Apr 8, 2010, 4:40:16 PM4/8/10

to

> >>> s='555tHe-rain.in#=1234'
> >>> import re
> >>> r=re.compile(r'([a-zA-Z]+|\d+|.)')
> >>> r.findall(s)
> ['555', 'tHe', '-', 'rain', '.', 'in', '#', '=', '1234']

This is nice and simple and has the invertible property that Patrick
mentioned above. Thanks much!

Patrick Maupin

unread,

Apr 8, 2010, 5:06:05 PM4/8/10

to

Yes, like using split(), this is invertible. But you will see a
difference (and for a given task, you might prefer one way or the
other) if, for example, you put a few consecutive spaces in the middle
of your string, where this pattern and findall() will return each
space individually, and split() will return them all together.

You *can* fix up the pattern for findall() where it will have the same
properties as the split(), but it will almost always be a more
complicated pattern than for the equivalent split().

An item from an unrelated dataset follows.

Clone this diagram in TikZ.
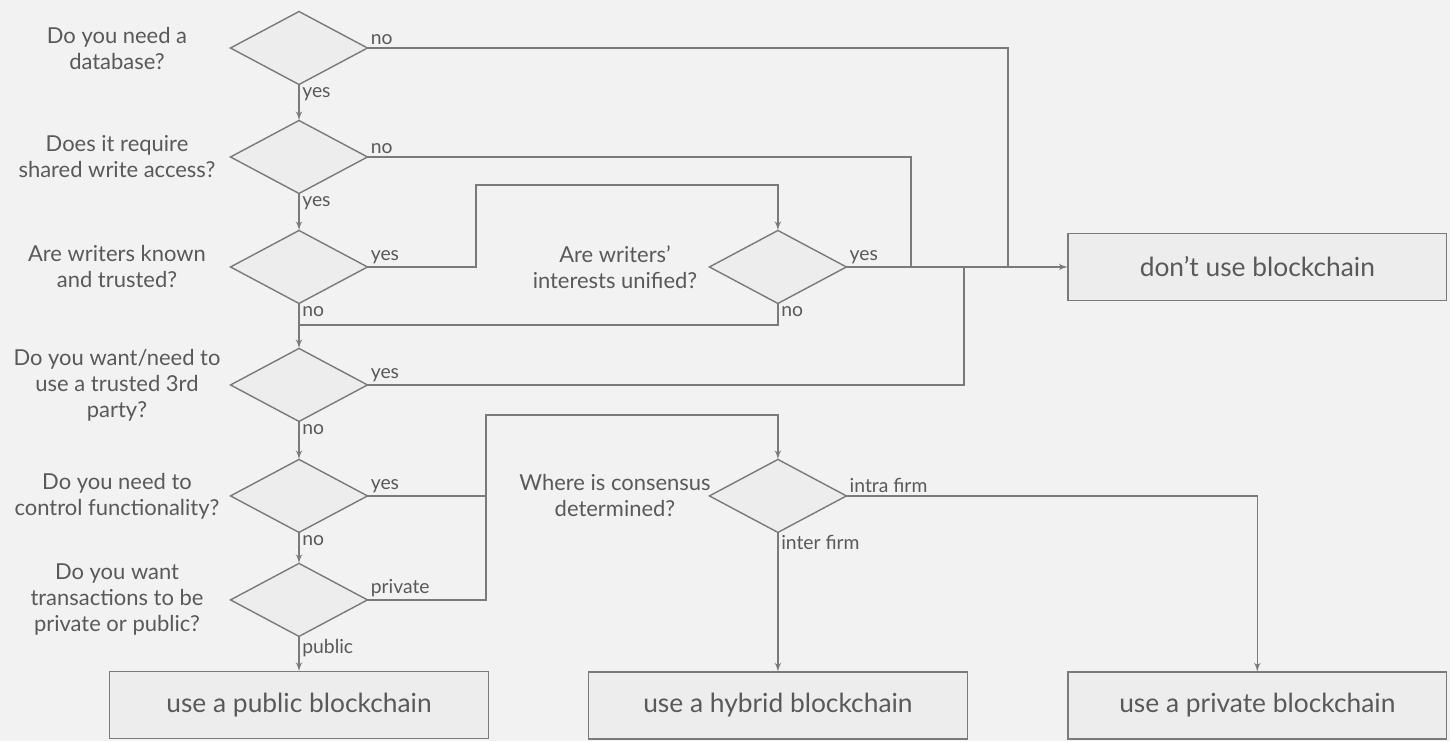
\documentclass[tikz,border=0pt]{standalone}
\usepackage{fontspec}
\setmainfont{Lato}
\usetikzlibrary{shapes,arrows,positioning}
\definecolor{bgcol}{HTML}{F2F2F2}
\definecolor{edgecol}{HTML}{7A7A7A}
\definecolor{txtcol}{HTML}{595959}
\definecolor{fillcol}{HTML}{EDEDED}
\tikzstyle{decision} = [diamond, draw=edgecol, fill=fillcol, line width=0.8pt, minimum width=2.74cm, minimum height=1.46cm, inner sep=0pt, outer sep=0pt]
\tikzstyle{question} = [align=center, text=txtcol, font=\fontsize{12.5}{14.8}\selectfont]
\tikzstyle{outcome} = [rectangle, draw=edgecol, fill=fillcol, line width=0.8pt, minimum width=7.58cm, minimum height=1.34cm, text=txtcol, font=\fontsize{15}{18}\selectfont, outer sep=0pt]
\tikzstyle{answer} = [text=txtcol, font=\fontsize{11}{13}\selectfont, inner sep=1.5pt]
\tikzstyle{line} = [draw=edgecol, line width=0.8pt, -latex']
\tikzstyle{link} = [draw=edgecol, line width=0.8pt]

\begin{document}
\begin{tikzpicture}[x=0.02cm, y=-0.02cm]
    \path[use as bounding box, fill=bgcol] (0,0) rectangle (1450,741);

    % Place nodes
    \node [decision] (d1) at (299,48) {};
    \node [decision, below=0.72cm of d1] (d2) {};
    \node [decision, below=0.74cm of d2] (d3) {};
    \node [decision, below=0.9cm of d3] (d4) {};
    \node [decision, below=0.76cm of d4] (d5) {};
    \node [decision, below=0.62cm of d5] (d6) {};
    \node [decision, right=6.84cm of d3] (dA) {};
    \node [decision, right=6.84cm of d5] (dB) {};

    \node [question] (q1) at (117,0 |- d1) {Do you need a\\database?};
    \node [question] (q2) at (117,0 |- d2) {Does it require\\shared write access?};
    \node [question] (q3) at (117,0 |- d3) {Are writers known\\and trusted?};
    \node [question] (q4) at (117,0 |- d4) {Do you want/need to\\use a trusted 3rd\\party?};
    \node [question] (q5) at (117,0 |- d5) {Do you need to\\control functionality?};
    \node [question] (q6) at (117,0 |- d6) {Do you want\\transactions to be\\private or public?};
    \node [question] (qA) at (615,0 |- dA) {Are writers’\\interests unified?};
    \node [question] (qB) at (615,0 |- dB) {Where is consensus\\determined?};

    \node [outcome, right=4.43cm of dA] (dont) {don’t use blockchain};
    \node [outcome, below=0.7cm of d6] (public) {use a public blockchain};
    \node [outcome, below=2.79cm of dB] (hybrid) {use a hybrid blockchain};
    \node [outcome] (private) at (dont |- hybrid) {use a private blockchain};

    \coordinate (nodb) at (1008,0 |- dont);
    \coordinate (noshare) at (911,0 |- dont);
    \coordinate (thirdp) at (964,0 |- dont);
    \coordinate (back) at (299,325);
    \coordinate (priv) at (486,0 |- d5);

    % Draw edges
    \path [line] (d1.south) node[answer, anchor=north west] (l1) {yes} -- (d2.north);
    \path [line] (d2.south) node[answer, anchor=north west] (l2) {yes} -- (d3.north);
    \path [line] (d3.south) node[answer, anchor=north west] (l3) {no} -- (d4.north);
    \path [line] (d4.south) node[answer, anchor=north west] (l4) {no} -- (d5.north);
    \path [line] (d5.south) node[answer, anchor=north west] (l5) {no} -- (d6.north);
    \path [line] (d6.south) node[answer, anchor=north west] (l6) {public} -- (public.north);

    \path [link] (d1.east) node[answer, anchor=south west] (l7) {no} -| (nodb);
    \path [link] (d2.east) node[answer, anchor=south west] (l8) {no} -| (noshare);
    \path [line] (d3.east) node[answer, anchor=south west] (l9) {yes} -| (476,185) -| (dA.north);
    \path [line] (dA.east) node[answer, anchor=south west] (l10) {yes} -- (dont.west);
    \path [link] (dA.south) node[answer, anchor=north west] (l11) {no} |- (back);
    \path [link] (d4.east) node[answer, anchor=south west] (l12) {yes} -| (thirdp);
    \path [line] (d5.east) node[answer, anchor=south west] (l13) {yes} -| (486,415) -| (dB.north);
    \path [link] (d6.east) node[answer, anchor=south west] (l14) {private} -| (priv);
    \path [line] (dB.east) node[answer, anchor=south west] (l15) {intra firm} -| (private.north);
    \path [line] (dB.south) node[answer, anchor=north west] (l16) {inter firm} -- (hybrid.north);
\end{tikzpicture}
\end{document}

Another thing you can do with split(): if you *think* you have a
pattern that fully covers every string you expect to throw at it, but
would like to verify this, you can make use of the fact that split()
returns a string between each match (and before the first match and
after the last match). So if you expect that every character in your
entire string should be a part of a match, you can do something like:

strings = splitter(s)
tokens = strings[1::2]
assert not ''.join(strings[::2])

Regards,
Pat